### [Required task]
Quote from the first line below through the line that contains "import plotly.graph_objects as go", both included, and leave the pictures out.
# # #
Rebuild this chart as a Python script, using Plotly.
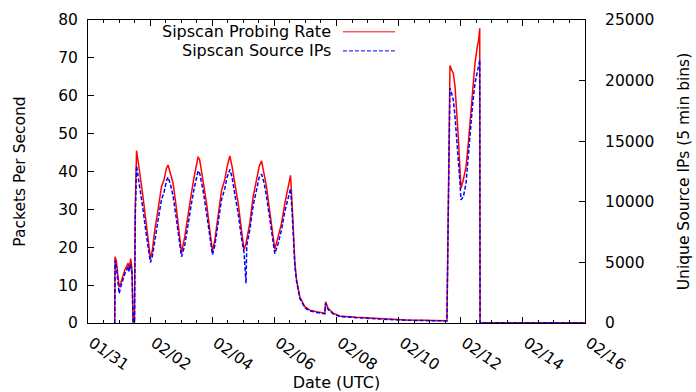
import plotly.graph_objects as go

times = [
    "2011-01-31 20:40", "2011-01-31 20:55", "2011-01-31 21:50", "2011-01-31 23:00",
    "2011-02-01 00:05", "2011-02-01 01:15", "2011-02-01 02:50", "2011-02-01 04:25",
    "2011-02-01 05:55", "2011-02-01 06:55", "2011-02-01 07:50", "2011-02-01 09:00",
    "2011-02-01 10:00", "2011-02-01 10:50", "2011-02-01 11:55", "2011-02-01 12:30",
    "2011-02-01 13:30", "2011-02-01 14:40", "2011-02-01 16:00", "2011-02-01 18:30",
    "2011-02-01 21:10", "2011-02-01 22:55", "2011-02-02 00:15", "2011-02-02 01:40",
    "2011-02-02 03:35", "2011-02-02 06:05", "2011-02-02 08:45", "2011-02-02 10:45",
    "2011-02-02 12:35", "2011-02-02 13:50", "2011-02-02 15:45", "2011-02-02 17:45",
    "2011-02-02 19:50", "2011-02-02 22:10", "2011-02-03 00:15", "2011-02-03 02:45",
    "2011-02-03 05:20", "2011-02-03 07:55", "2011-02-03 10:00", "2011-02-03 11:50",
    "2011-02-03 13:05", "2011-02-03 14:20", "2011-02-03 16:55", "2011-02-03 19:35",
    "2011-02-03 22:05", "2011-02-04 00:10", "2011-02-04 02:00", "2011-02-04 04:30",
    "2011-02-04 07:10", "2011-02-04 09:40", "2011-02-04 11:30", "2011-02-04 13:35",
    "2011-02-04 15:20", "2011-02-04 17:25", "2011-02-04 20:00", "2011-02-04 22:35",
    "2011-02-05 00:35", "2011-02-05 02:05", "2011-02-05 02:40", "2011-02-05 05:00",
    "2011-02-05 07:35", "2011-02-05 10:10", "2011-02-05 12:15", "2011-02-05 14:05",
    "2011-02-05 16:05", "2011-02-05 17:55", "2011-02-05 19:55", "2011-02-05 22:35",
    "2011-02-06 00:20", "2011-02-06 02:55", "2011-02-06 05:30", "2011-02-06 08:05",
    "2011-02-06 10:40", "2011-02-06 12:30", "2011-02-06 13:55", "2011-02-06 15:50",
    "2011-02-06 17:10", "2011-02-06 19:40", "2011-02-06 23:30", "2011-02-07 03:25",
    "2011-02-07 08:35", "2011-02-07 15:00", "2011-02-07 15:35", "2011-02-07 17:30",
    "2011-02-07 21:25", "2011-02-08 02:35", "2011-02-08 15:30", "2011-02-09 04:20",
    "2011-02-09 17:15", "2011-02-10 06:10", "2011-02-10 19:00", "2011-02-11 13:20",
    "2011-02-11 14:20", "2011-02-11 15:40", "2011-02-11 17:00", "2011-02-11 18:15",
    "2011-02-11 19:35", "2011-02-11 20:50", "2011-02-11 22:05", "2011-02-11 23:25",
    "2011-02-12 00:10", "2011-02-12 02:00", "2011-02-12 04:05", "2011-02-12 05:50",
    "2011-02-12 07:40", "2011-02-12 09:15", "2011-02-12 11:00", "2011-02-12 12:45",
    "2011-02-12 13:50", "2011-02-12 14:40", "2011-02-12 14:55", "2011-02-16 00:00",
]

probing_rate = [  # packets per second
    0, 17.5, 16.5, 12, 9.5, 10.5, 12.5, 14, 15, 15.8, 14.5, 17,
    14, 0.3, 0.3, 30, 45.5, 43, 39.6, 33.3, 25.4, 20, 17, 19,
    24.5, 29.8, 36, 37.8, 40.8, 41.7, 39.6, 36.9, 31.6, 24.5, 18.5, 22.8,
    29, 34.3, 38.6, 42.2, 43.9, 43, 37.8, 31.7, 24.5, 19, 21.9, 28,
    35, 37.8, 41.3, 44.1, 41.3, 36.9, 31.7, 24.5, 19.3, 21, 22, 26.3,
    33.3, 37.8, 41.3, 42.8, 39.5, 36, 30.7, 23.7, 19.5, 22.8, 26.3, 31.6,
    36, 39, 30, 15.8, 11.4, 6.9, 4.3, 3.4, 3.0, 2.6, 5.6, 3.9,
    2.6, 1.85, 1.5, 1.23, 0.97, 0.79, 0.7, 0.6, 29, 68, 66.8, 65.9,
    62.4, 56.2, 49.2, 40.4, 35.6, 37.8, 41.3, 47.4, 55.4, 62.4, 68.6, 72.9,
    74.7, 77.8, 0.1, 0.05,
]

source_ips = [  # unique source IPs per 5-min bin
    0, 5160, 4690, 3440, 2440, 2970, 3590, 4060, 4380, 4690, 4220, 4840,
    4060, 90, 90, 8750, 12970, 12190, 11250, 9380, 7190, 5780, 5000, 5470,
    6880, 8440, 10160, 10780, 11720, 12030, 11410, 10470, 8910, 7030, 5470, 6410,
    8280, 9840, 11090, 12030, 12560, 12340, 10940, 9060, 7030, 5630, 6410, 8130,
    10160, 11090, 12030, 12660, 12030, 10630, 9060, 7030, 5780, 3280, 6410, 7660,
    9690, 10940, 12030, 12280, 11560, 10470, 8910, 6880, 5720, 6560, 7660, 9220,
    10470, 11090, 8750, 4690, 3440, 2030, 1250, 1000, 875, 750, 1625, 1125,
    750, 530, 440, 340, 280, 225, 200, 170, 8750, 19380, 18940, 18410,
    17030, 15380, 13440, 11530, 10160, 10410, 11530, 14000, 16190, 18130, 19780, 20880,
    21250, 21690, 30, 15,
]

series_names = ["Sipscan Probing Rate", "Sipscan Source IPs"]
x_range = ["2011-01-31", "2011-02-16"]
y_left_range = [0, 80]
y_right_range = [0, 25000]

FONT = "DejaVu Sans, Liberation Sans, Arial, sans-serif"
RED = "#ff0000"
BLUE = "#0000ff"
BLUE_DASH = "4px,2px"

fig = go.Figure()
fig.add_trace(go.Scatter(
    x=times, y=probing_rate, mode="lines", name=series_names[0],
    line=dict(color=RED, width=1.5), yaxis="y", showlegend=False,
))
fig.add_trace(go.Scatter(
    x=times, y=source_ips, mode="lines", name=series_names[1],
    line=dict(color=BLUE, width=1.5, dash=BLUE_DASH), yaxis="y2", showlegend=False,
))

# gnuplot-style key: right-aligned text with line sample to the right
key_rows = [0.961, 0.898]
key_styles = [dict(color=RED, width=1), dict(color=BLUE, width=1, dash=BLUE_DASH)]
key_font = dict(family=FONT, size=16, color="black")
for name, yk, st in zip(series_names, key_rows, key_styles):
    fig.add_annotation(
        x=0.491, y=yk, xref="paper", yref="paper", text=name, showarrow=False,
        xanchor="right", yanchor="middle", font=key_font, borderpad=0,
    )
    fig.add_shape(
        type="line", xref="paper", yref="paper", x0=0.513, x1=0.618, y0=yk, y1=yk,
        line=st,
    )

tick_font = dict(family=FONT, size=15.5, color="black")
title_font = dict(family=FONT, size=15.5, color="black")
fig.update_layout(
    width=696, height=392,
    margin=dict(l=88, r=111, t=20, b=69),
    paper_bgcolor="white", plot_bgcolor="white",
    font=tick_font,
    xaxis=dict(
        range=x_range, type="date", dtick=2 * 86400000, tick0="2011-01-31",
        tickformat="%m/%d", tickangle=35, ticks="inside", ticklen=6,
        tickcolor="black", showline=True, linecolor="black", linewidth=1,
        mirror="ticks", showgrid=False, zeroline=False, automargin=False,
        ticklabelstandoff=4, ticklabelshift=4,
        minor=dict(dtick=43200000, ticks="inside", ticklen=3, tickcolor="black", showgrid=False),
        title=dict(text="Date (UTC)", font=dict(family=FONT, size=16, color="black"), standoff=3),
        tickfont=tick_font,
    ),
    yaxis=dict(
        range=y_left_range, dtick=10, ticks="inside", ticklen=6, tickcolor="black",
        showline=True, linecolor="black", linewidth=1, mirror=True,
        showgrid=False, zeroline=False, tickfont=tick_font, automargin=False,
        ticklabelstandoff=6,
        title=dict(text="Packets Per Second", font=title_font, standoff=28),
    ),
    yaxis2=dict(
        range=y_right_range, dtick=5000, tickformat="d", overlaying="y", side="right",
        ticks="inside", ticklen=6, tickcolor="black", showline=True,
        linecolor="black", linewidth=1, showgrid=False, zeroline=False,
        tickfont=tick_font, ticklabelstandoff=16, automargin=False,
        title=dict(text="Unique Source IPs (5 min bins)", font=title_font, standoff=24),
    ),
)

fig.write_html("out.html")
# # #
### [Exercise solution]
Rebuild this chart as a Python script, using Plotly.
import plotly.graph_objects as go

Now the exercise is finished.